WRF has published a new report, Water Audits in the United States: A Review of Water Losses and Data Validity (project #4372b), which evaluated the levels of distribution-system water loss via AWWA-methodology water audits occurring in five regions including California Urban Water Conservation Council (CUWCC), the Delaware River Basin Commission (DRBC), the Georgia Department of Natural Resources (GA DNR), the Tennessee Comptroller of the Treasury (TN COT), and the Texas Water Development Board (TWDB). AWWA methodology is employed in order to avoid the term “unaccounted-for” water and instead promotes the division of water losses into distinct volumes, as prescribed by AWWA manual M36: Water Audits and Loss Control Programs, 3rd edition.

A total of 4,575 AWWA-methodology water audits were collected from the five reporting entities, spanning 2010 to 2014. High level findings are presented on the composite data set (1,636 audits from 2012 and 2013). Median values of the water audit performance indicators were calculated and are provided in Table 1.

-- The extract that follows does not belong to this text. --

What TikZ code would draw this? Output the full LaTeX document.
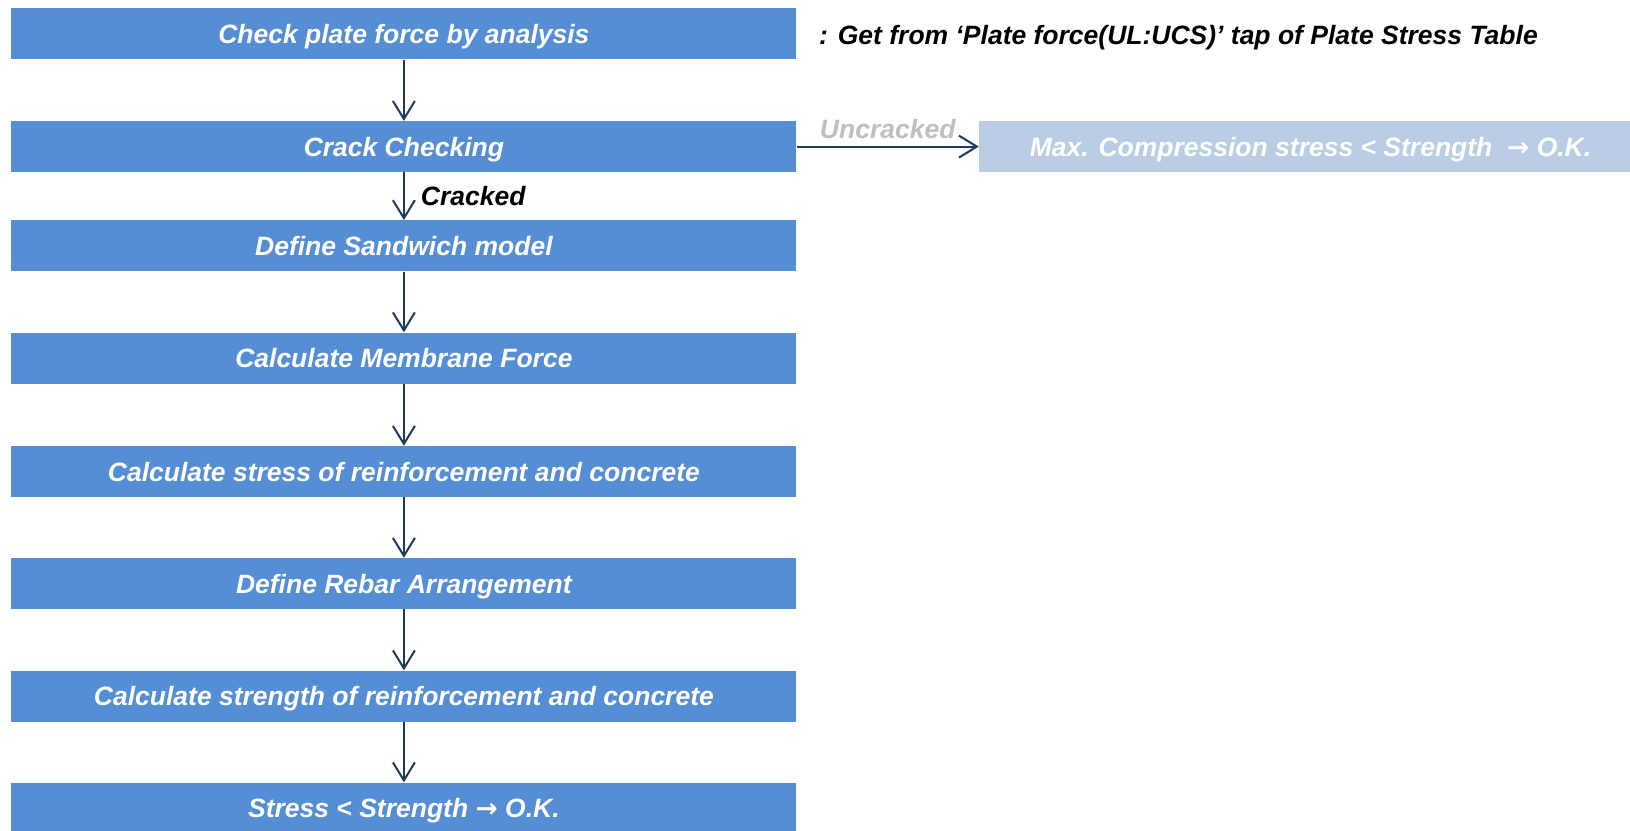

Table 1: Composite Water Audit Data Set Median Performance Indicators (sample sizes ranges from 478 to 1545, see report for details).


Plausible water audits:
More than 1 out of every 5 audits presents an implausible water loss scenario and suggests that the data used to populate these audits may not be accurate.

Data validity: Utilities whose audit results were not plausible tended to grade their data validity notably higher (77.1) than utilities that submitted audits with realistic data (73.1). The lowest data validity scores were seen in Georgia, where the most rigorous data validation is pursued. These findings indicate third-party validation of audit data tends to produce lower (but more accurate) data validity scores.

Median water audit performance indicators: The performance indicators are useful to compare performance amongst utilities or performance of one utility over time. The median Infrastructure Leakage Index (ILI) is 2.48, meaning that water losses exceed the technical minimum volume by a factor of at least 2.48. The median non-revenue water is 7.8% of operating costs. The median real losses are 39.88 gallons/service connection/day and 785.54 gallons/mile of main/day. Examining correlations in the composite data set revealed a number of valuable findings. Systems with the highest variable production cost tend to have the lowest levels of normalized Real Losses. Real Losses increase as average operating pressure increases. No significant relationships were found in comparing Real Losses with customer retail cost or Real Losses with system size.

Conclusion and Recommendations

An impressive number of utilities are reporting their water losses in partnership with regional entities using the AWWA Free Water Audit Software, which signals increased attention to supply-side efficiency in water management. The use of AWWA methodology to quantify distinct water loss volumes instead of the obsolete “unaccounted-for” water volume is essential for devising targeted and effective water loss reduction programs. However, this research suggests that many audits do not reflect the actual water losses of reporting utilities, evidenced by the high number of audits (21%) that do not pass basic checks of plausibility, and thus are not conducive to building effective water loss reduction programs.

In reviewing the largest compilation of AWWA-methodology audits to date, it is clear that more training and education is needed to improve confidence in water loss reporting. More rigorous audit validation will be required to produce audits that truly capture reality. The only region to require basic audit validation by a third party is Georgia, which resulted in the fewest unrealistic audits. More rigorous validation could further improve audit quality and perhaps even eliminate all unreasonable audits.

Until the number of implausible audits decreases, it will be difficult to discuss typical levels of water loss without qualification of the accuracy of the data set. In the meantime, this study highlights general but noteworthy trends, such as the connections between Real Losses and pressure and the relationship between Real Losses and production cost. When the reliability of regional data sets improves, more insight into appropriate and effective water loss control programs will surface.